O cenário cristalino que indicava alguma punição a Renan se esfarelou. O senador desafiou uma decisão do Supremo ao não querer assinar a notificação da liminar que o afastava do cargo. Para o ministro Marco Aurélio, a atitude de Renan em não receber a notificação da liminar foi “inconcebível, intolerável e grotesca”. Vale lembrar que o senador faz parte do establishment político, essa força superior que dá sustentação a diversos governos e democracias representativas no mundo afora.
No currículo, Renan carrega a experiência de líder na Câmara no governo de Fernando Collor, ministro da Justiça de Fernando Henrique Cardoso e presidente do Senado nos governos Lula, Dilma e Temer. No prontuário de processos no STF, além de ser réu por peculato, Renan tem contra si uma outra dezena de inquéritos que não tem sequer previsão para entrar na pauta.
Inusitado, o ano de 2016 não poupou os brasileiros de sustos diários vindos de Brasília. O país testemunhou o segundo processo de impeachment de sua história; a prisão do ex-deputado e ex-presidente da Câmara Eduardo Cunha, que ocupa uma diminuta cela na polícia federal em Curitiba; a prisão do senador cassado e ex-líder do governo Delcídio do Amaral e incontáveis fases da Operação Lava-Jato que sacudiram o país. É de espantar a quase intocabilidade em torno de Renan. Surpreendente é que o Supremo Tribunal se submeta a buscar uma solução que aparenta para a sociedade mais uma saída política para manter governabilidade, do que propriamente jurídica.
Vilão do Judiciário
A decisão monocrática do ministro para afastar Renan teve como pano de fundo a ADPF (Ação de Descumprimento de Preceito Fundamental) da Rede Sustentabilidade. A maioria dos ministros já votou para não permitir que réus ocupem cargos na linha sucessória (Vice-Presidência, presidência do Senado, da Câmara e do STF). Como a matéria continua inconclusa, com o pedido de vistas do ministro Dias Toffoli, a decisão de Marco Aurélio por uma “quase decisão” encontrava-se revestida de constitucionalidade, mas sem a materialidade constitucional necessária.

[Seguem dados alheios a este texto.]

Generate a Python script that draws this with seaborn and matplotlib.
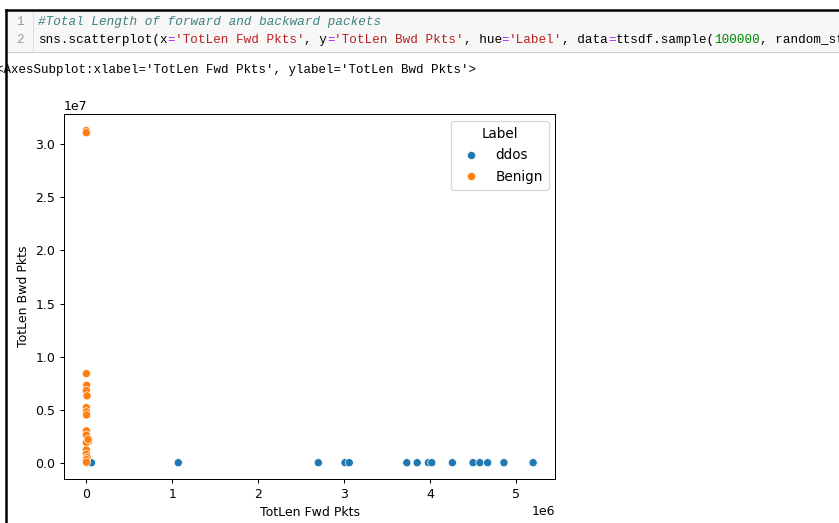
import pandas as pd
import numpy as np
import matplotlib
matplotlib.use('Agg')
import matplotlib.pyplot as plt
import seaborn as sns
from matplotlib.patches import Rectangle
from matplotlib.lines import Line2D

# ddos flows: almost no backward bytes, big forward totals
ddos_fwd = [10000, 60000, 1070000, 2700000, 3010000, 3060000, 3730000, 3850000,
            3980000, 4020000, 4260000, 4500000, 4580000, 4670000, 4860000, 5200000]
ddos_bwd = [0] * len(ddos_fwd)

# benign flows: tiny forward, spread of backward totals
benign_fwd = [0, 0, 0, 5000, 0, 8000, 0, 0, 3000, 0, 0, 27000, 0, 20000,
              0, 0, 10000, 0, 0]
benign_bwd = [31300000, 31100000, 8400000, 7300000, 6800000, 6300000, 5200000,
              4800000, 4500000, 3000000, 2600000, 2000000, 1900000, 2200000,
              1200000, 800000, 500000, 300000, 50000]

labels = ['ddos'] * len(ddos_fwd) + ['Benign'] * len(benign_fwd)
ttsdf = pd.DataFrame({
    'TotLen Fwd Pkts': ddos_fwd + benign_fwd,
    'TotLen Bwd Pkts': ddos_bwd + benign_bwd,
    'Label': labels,
})

W, H = 839, 523
DPI = 90
fig = plt.figure(figsize=(W / DPI, H / DPI), dpi=DPI)

def fx(px):
    return px / W

def fy(py):
    return 1 - py / H

def pt(px):
    return px * 72 / DPI

# notebook cell chrome
fig.add_artist(Rectangle((fx(7), fy(52)), fx(W - 7), fy(11) - fy(52),
                         facecolor='#f7f7f7', edgecolor='none'))
fig.add_artist(Line2D([fx(7), 1], [fy(52), fy(52)], color='#cfcfcf', lw=0.8))
fig.add_artist(Line2D([fx(33), fx(33)], [fy(11), fy(52)], color='#dddddd', lw=0.8))
fig.add_artist(Line2D([fx(6), 1], [fy(10), fy(10)], color='black', lw=pt(2.5)))
fig.add_artist(Line2D([fx(6), fx(6)], [fy(10), 0], color='black', lw=pt(2.5)))

mono = 'Liberation Mono'
cw = 7.6                 # px per char
fs = pt(cw / 0.6)

fig.text(fx(20), fy(22), '1', family=mono, fontsize=fs, color='#999999', ha='center', va='center')
fig.text(fx(20), fy(40), '2', family=mono, fontsize=fs, color='#999999', ha='center', va='center')
fig.text(fx(38), fy(22), '#Total Length of forward and backward packets', family=mono,
         fontsize=fs, color='#408080', style='italic', va='center')

segments = [
    ("sns.scatterplot(x", 'black'), ("=", '#aa22ff'), ("'TotLen Fwd Pkts'", '#ba2121'),
    (", y", 'black'), ("=", '#aa22ff'), ("'TotLen Bwd Pkts'", '#ba2121'),
    (", hue", 'black'), ("=", '#aa22ff'), ("'Label'", '#ba2121'),
    (", data", 'black'), ("=", '#aa22ff'), ("ttsdf.sample(", 'black'),
    ("100000", '#008800'), (", random_state", 'black'),
]
n = 0
for s, c in segments:
    fig.text(fx(38 + n * cw), fy(40), s, family=mono, fontsize=fs, color=c, va='center')
    n += len(s)

fig.text(fx(-4), fy(70), "<AxesSubplot:xlabel='TotLen Fwd Pkts', ylabel='TotLen Bwd Pkts'>",
         family=mono, fontsize=pt(7.5 / 0.6), color='black', va='center')

ax = fig.add_axes([fx(64), fy(479.3), fx(555.5) - fx(64), fy(114) - fy(479.3)])
sns.scatterplot(x='TotLen Fwd Pkts', y='TotLen Bwd Pkts', hue='Label', data=ttsdf, ax=ax, s=42)
ax.legend(title='Label', loc='upper right', fontsize=10.8, title_fontsize=10.8,
          labelspacing=0.55, borderpad=0.45)

fig.savefig('out.png', dpi=DPI)
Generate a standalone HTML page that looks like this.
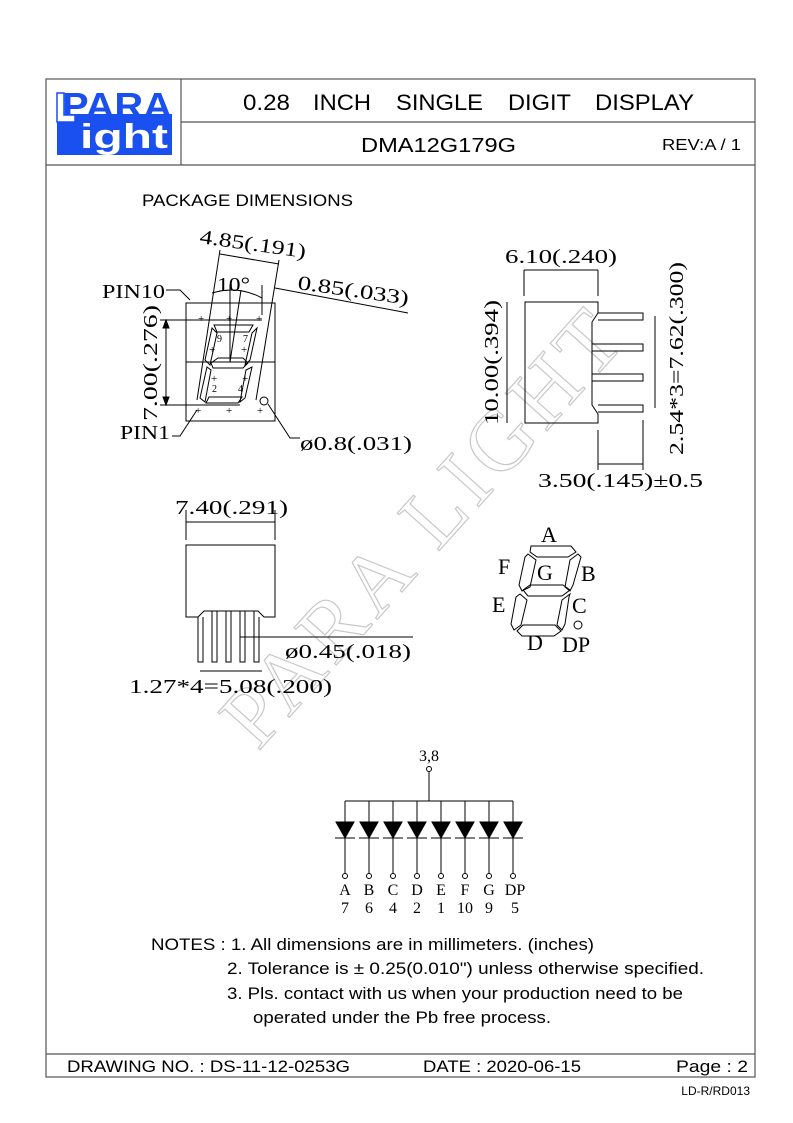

Vale resgatar outras ações contra Renan Calheiros que não prosperaram no STF:
- A Procuradoria-Geral da República (PGR) pediu prisão de Renan, flagrado nas antológicas conversas com o ex-presidente da Transpetro Sérgio Machado, aquelas sobre o “pacto” para barrar a Lava-Jato. O pedido foi negado pelo ministro Teori Zavascki;
- A Polícia Federal tentou investigar Renan na polêmica Operação Metis, que chegou a prender quatro policiais legislativos que estariam atrapalhando investigações da Lava-Jato. A ação causou novamente estremecimento das relações entre os Poderes. Mais uma vez, Teori mandou parar a investigação e remeteu o processo ao STF.
Nos últimos meses, Renan Calheiros virou o vilão do Judiciário e do Ministério Público, absorvendo para si o ódio de uma massa organizada, chegando a ser alvo nos últimos dias de protestos Brasil afora. Ao pautar o projeto de abuso de autoridade e instalar comissão para investigar os supersalários dos Poderes, Renan testemunhou a ira corporativa do Judiciário brasileiro, que viu como retaliação a atitude do senador em pautar o tema naquele momento. Após ser poupado pela Suprema Corte, Renan devolveu o agrado e retirou da pauta do Senado o projeto de lei que pune com mais rigor o crime de abuso de autoridade.
Terminada a tempestade, vem a calmaria. Após o caos, Renan continua como presidente do Senado. Salvo algum fato novo, deixará o cargo apenas no final de janeiro. No final das contas, o que mais se ouviu em Brasília no dia de ontem foi: “manda quem pode, desobedece quem tem juízes”. Réu e rei, Renan ganhou o cabo de guerra entre os poderes, ao menos temporariamente.